● **REQUIRED TASK**
Drop the images; return everything else in the listing below exactly.

---*---

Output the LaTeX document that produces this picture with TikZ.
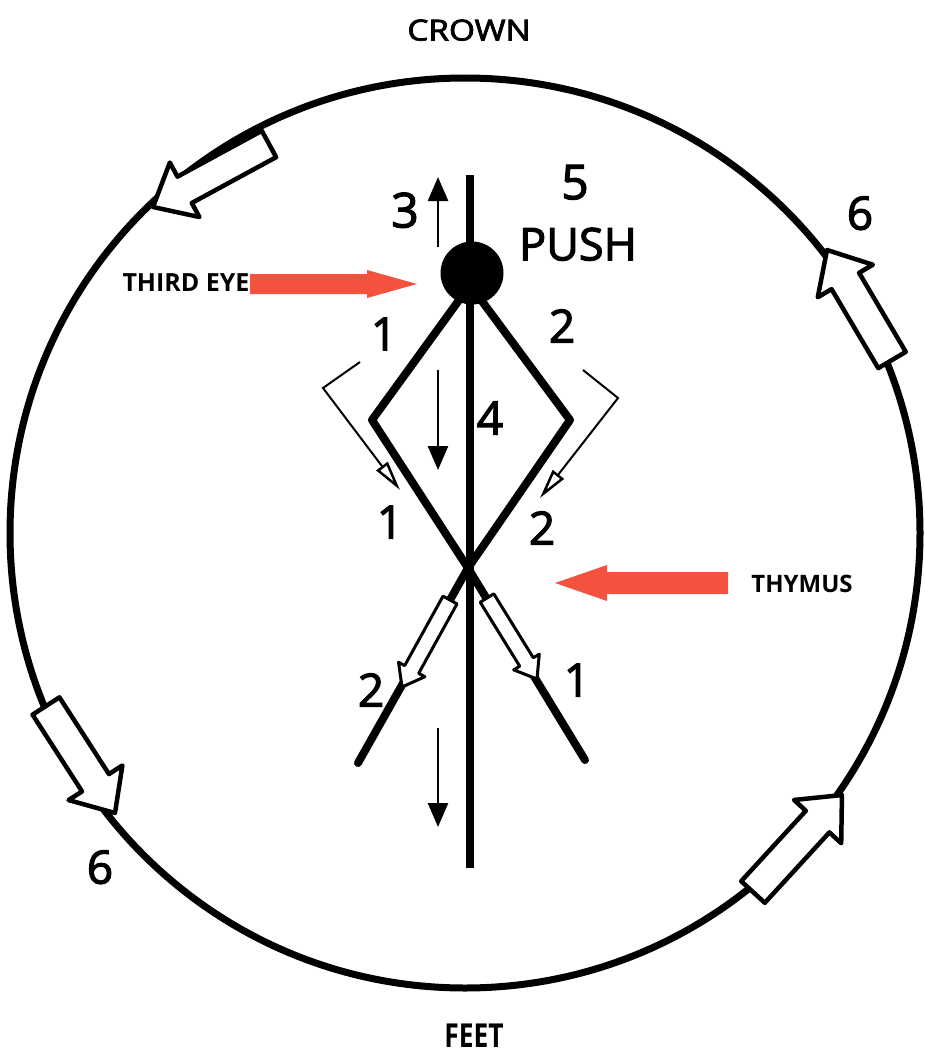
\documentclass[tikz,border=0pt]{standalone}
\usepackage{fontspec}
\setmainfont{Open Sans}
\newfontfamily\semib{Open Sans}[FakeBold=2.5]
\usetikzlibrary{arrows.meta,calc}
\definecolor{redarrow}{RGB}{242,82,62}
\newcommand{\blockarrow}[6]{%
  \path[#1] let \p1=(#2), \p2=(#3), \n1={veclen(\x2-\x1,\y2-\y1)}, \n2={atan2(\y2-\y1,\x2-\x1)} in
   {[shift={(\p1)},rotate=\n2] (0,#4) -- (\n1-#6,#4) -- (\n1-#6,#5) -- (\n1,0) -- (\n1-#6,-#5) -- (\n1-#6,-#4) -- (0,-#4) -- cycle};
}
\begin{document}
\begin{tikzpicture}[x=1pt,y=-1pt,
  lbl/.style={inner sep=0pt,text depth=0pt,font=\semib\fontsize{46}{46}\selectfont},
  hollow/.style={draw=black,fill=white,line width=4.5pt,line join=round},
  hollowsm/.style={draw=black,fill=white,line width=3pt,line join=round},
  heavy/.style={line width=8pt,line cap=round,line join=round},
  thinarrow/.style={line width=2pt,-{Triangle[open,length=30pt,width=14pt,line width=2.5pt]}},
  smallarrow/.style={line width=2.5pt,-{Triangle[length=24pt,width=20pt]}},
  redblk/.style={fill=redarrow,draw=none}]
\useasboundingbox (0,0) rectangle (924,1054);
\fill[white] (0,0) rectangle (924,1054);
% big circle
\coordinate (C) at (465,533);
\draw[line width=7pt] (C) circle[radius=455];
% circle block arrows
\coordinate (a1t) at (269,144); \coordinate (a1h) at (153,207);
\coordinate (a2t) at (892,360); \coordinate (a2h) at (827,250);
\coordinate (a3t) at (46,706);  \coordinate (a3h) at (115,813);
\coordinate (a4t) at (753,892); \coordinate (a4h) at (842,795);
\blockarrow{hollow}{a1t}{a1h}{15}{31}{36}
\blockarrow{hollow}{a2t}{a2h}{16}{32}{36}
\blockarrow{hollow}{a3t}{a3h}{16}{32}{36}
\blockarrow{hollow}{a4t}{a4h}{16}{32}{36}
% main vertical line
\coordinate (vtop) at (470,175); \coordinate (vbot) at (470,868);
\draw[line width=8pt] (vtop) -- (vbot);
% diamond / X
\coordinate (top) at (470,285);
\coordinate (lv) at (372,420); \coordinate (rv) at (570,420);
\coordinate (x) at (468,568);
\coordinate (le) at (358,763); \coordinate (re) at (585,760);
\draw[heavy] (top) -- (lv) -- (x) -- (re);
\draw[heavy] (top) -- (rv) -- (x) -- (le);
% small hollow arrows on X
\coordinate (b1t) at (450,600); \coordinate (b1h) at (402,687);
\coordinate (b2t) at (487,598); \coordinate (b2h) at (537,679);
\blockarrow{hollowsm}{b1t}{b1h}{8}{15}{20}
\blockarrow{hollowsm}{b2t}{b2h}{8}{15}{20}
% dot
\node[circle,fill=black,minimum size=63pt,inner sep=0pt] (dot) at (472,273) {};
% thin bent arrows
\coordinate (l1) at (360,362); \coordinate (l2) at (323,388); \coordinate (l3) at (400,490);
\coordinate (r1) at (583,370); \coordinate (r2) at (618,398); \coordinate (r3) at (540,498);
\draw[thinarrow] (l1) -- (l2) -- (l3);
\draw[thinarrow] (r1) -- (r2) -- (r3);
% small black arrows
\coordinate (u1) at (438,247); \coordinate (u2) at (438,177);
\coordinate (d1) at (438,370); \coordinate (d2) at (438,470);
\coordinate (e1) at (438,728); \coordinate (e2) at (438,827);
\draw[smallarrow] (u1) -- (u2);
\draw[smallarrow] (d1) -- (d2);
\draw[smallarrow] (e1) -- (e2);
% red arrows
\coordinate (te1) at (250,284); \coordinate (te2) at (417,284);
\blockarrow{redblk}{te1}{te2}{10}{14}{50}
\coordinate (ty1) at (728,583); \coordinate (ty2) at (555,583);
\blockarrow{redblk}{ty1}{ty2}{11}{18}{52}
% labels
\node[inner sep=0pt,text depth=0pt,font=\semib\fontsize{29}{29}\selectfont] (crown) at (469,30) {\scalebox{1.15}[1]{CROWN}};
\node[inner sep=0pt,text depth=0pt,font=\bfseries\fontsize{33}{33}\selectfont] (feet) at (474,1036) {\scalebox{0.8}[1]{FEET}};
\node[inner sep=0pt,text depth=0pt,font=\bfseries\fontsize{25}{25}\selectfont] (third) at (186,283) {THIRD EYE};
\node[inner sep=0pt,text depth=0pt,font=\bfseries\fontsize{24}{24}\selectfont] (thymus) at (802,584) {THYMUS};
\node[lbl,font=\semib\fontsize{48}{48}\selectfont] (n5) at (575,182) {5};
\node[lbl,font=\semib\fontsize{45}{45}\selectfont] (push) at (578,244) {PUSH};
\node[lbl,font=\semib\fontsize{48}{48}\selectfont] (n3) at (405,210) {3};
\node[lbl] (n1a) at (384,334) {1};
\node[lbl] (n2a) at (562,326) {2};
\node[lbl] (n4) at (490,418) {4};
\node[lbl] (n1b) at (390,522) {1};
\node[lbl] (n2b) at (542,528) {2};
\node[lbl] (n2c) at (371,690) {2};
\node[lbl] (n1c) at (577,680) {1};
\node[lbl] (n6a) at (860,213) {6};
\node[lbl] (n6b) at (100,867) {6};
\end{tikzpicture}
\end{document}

---*---

● **RESULT FOR THIS EXERCISE**
Output the LaTeX document that produces this picture with TikZ.
\documentclass[tikz,border=0pt]{standalone}
\usepackage{fontspec}
\setmainfont{Open Sans}
\newfontfamily\semib{Open Sans}[FakeBold=2.5]
\usetikzlibrary{arrows.meta,calc}
\definecolor{redarrow}{RGB}{242,82,62}
\newcommand{\blockarrow}[6]{%
  \path[#1] let \p1=(#2), \p2=(#3), \n1={veclen(\x2-\x1,\y2-\y1)}, \n2={atan2(\y2-\y1,\x2-\x1)} in
   {[shift={(\p1)},rotate=\n2] (0,#4) -- (\n1-#6,#4) -- (\n1-#6,#5) -- (\n1,0) -- (\n1-#6,-#5) -- (\n1-#6,-#4) -- (0,-#4) -- cycle};
}
\begin{document}
\begin{tikzpicture}[x=1pt,y=-1pt,
  lbl/.style={inner sep=0pt,text depth=0pt,font=\semib\fontsize{46}{46}\selectfont},
  hollow/.style={draw=black,fill=white,line width=4.5pt,line join=round},
  hollowsm/.style={draw=black,fill=white,line width=3pt,line join=round},
  heavy/.style={line width=8pt,line cap=round,line join=round},
  thinarrow/.style={line width=2pt,-{Triangle[open,length=30pt,width=14pt,line width=2.5pt]}},
  smallarrow/.style={line width=2.5pt,-{Triangle[length=24pt,width=20pt]}},
  redblk/.style={fill=redarrow,draw=none}]
\useasboundingbox (0,0) rectangle (924,1054);
\fill[white] (0,0) rectangle (924,1054);
% big circle
\coordinate (C) at (465,533);
\draw[line width=7pt] (C) circle[radius=455];
% circle block arrows
\coordinate (a1t) at (269,144); \coordinate (a1h) at (153,207);
\coordinate (a2t) at (892,360); \coordinate (a2h) at (827,250);
\coordinate (a3t) at (46,706);  \coordinate (a3h) at (115,813);
\coordinate (a4t) at (753,892); \coordinate (a4h) at (842,795);
\blockarrow{hollow}{a1t}{a1h}{15}{31}{36}
\blockarrow{hollow}{a2t}{a2h}{16}{32}{36}
\blockarrow{hollow}{a3t}{a3h}{16}{32}{36}
\blockarrow{hollow}{a4t}{a4h}{16}{32}{36}
% main vertical line
\coordinate (vtop) at (470,175); \coordinate (vbot) at (470,868);
\draw[line width=8pt] (vtop) -- (vbot);
% diamond / X
\coordinate (top) at (470,285);
\coordinate (lv) at (372,420); \coordinate (rv) at (570,420);
\coordinate (x) at (468,568);
\coordinate (le) at (358,763); \coordinate (re) at (585,760);
\draw[heavy] (top) -- (lv) -- (x) -- (re);
\draw[heavy] (top) -- (rv) -- (x) -- (le);
% small hollow arrows on X
\coordinate (b1t) at (450,600); \coordinate (b1h) at (402,687);
\coordinate (b2t) at (487,598); \coordinate (b2h) at (537,679);
\blockarrow{hollowsm}{b1t}{b1h}{8}{15}{20}
\blockarrow{hollowsm}{b2t}{b2h}{8}{15}{20}
% dot
\node[circle,fill=black,minimum size=63pt,inner sep=0pt] (dot) at (472,273) {};
% thin bent arrows
\coordinate (l1) at (360,362); \coordinate (l2) at (323,388); \coordinate (l3) at (400,490);
\coordinate (r1) at (583,370); \coordinate (r2) at (618,398); \coordinate (r3) at (540,498);
\draw[thinarrow] (l1) -- (l2) -- (l3);
\draw[thinarrow] (r1) -- (r2) -- (r3);
% small black arrows
\coordinate (u1) at (438,247); \coordinate (u2) at (438,177);
\coordinate (d1) at (438,370); \coordinate (d2) at (438,470);
\coordinate (e1) at (438,728); \coordinate (e2) at (438,827);
\draw[smallarrow] (u1) -- (u2);
\draw[smallarrow] (d1) -- (d2);
\draw[smallarrow] (e1) -- (e2);
% red arrows
\coordinate (te1) at (250,284); \coordinate (te2) at (417,284);
\blockarrow{redblk}{te1}{te2}{10}{14}{50}
\coordinate (ty1) at (728,583); \coordinate (ty2) at (555,583);
\blockarrow{redblk}{ty1}{ty2}{11}{18}{52}
% labels
\node[inner sep=0pt,text depth=0pt,font=\semib\fontsize{29}{29}\selectfont] (crown) at (469,30) {\scalebox{1.15}[1]{CROWN}};
\node[inner sep=0pt,text depth=0pt,font=\bfseries\fontsize{33}{33}\selectfont] (feet) at (474,1036) {\scalebox{0.8}[1]{FEET}};
\node[inner sep=0pt,text depth=0pt,font=\bfseries\fontsize{25}{25}\selectfont] (third) at (186,283) {THIRD EYE};
\node[inner sep=0pt,text depth=0pt,font=\bfseries\fontsize{24}{24}\selectfont] (thymus) at (802,584) {THYMUS};
\node[lbl,font=\semib\fontsize{48}{48}\selectfont] (n5) at (575,182) {5};
\node[lbl,font=\semib\fontsize{45}{45}\selectfont] (push) at (578,244) {PUSH};
\node[lbl,font=\semib\fontsize{48}{48}\selectfont] (n3) at (405,210) {3};
\node[lbl] (n1a) at (384,334) {1};
\node[lbl] (n2a) at (562,326) {2};
\node[lbl] (n4) at (490,418) {4};
\node[lbl] (n1b) at (390,522) {1};
\node[lbl] (n2b) at (542,528) {2};
\node[lbl] (n2c) at (371,690) {2};
\node[lbl] (n1c) at (577,680) {1};
\node[lbl] (n6a) at (860,213) {6};
\node[lbl] (n6b) at (100,867) {6};
\end{tikzpicture}
\end{document}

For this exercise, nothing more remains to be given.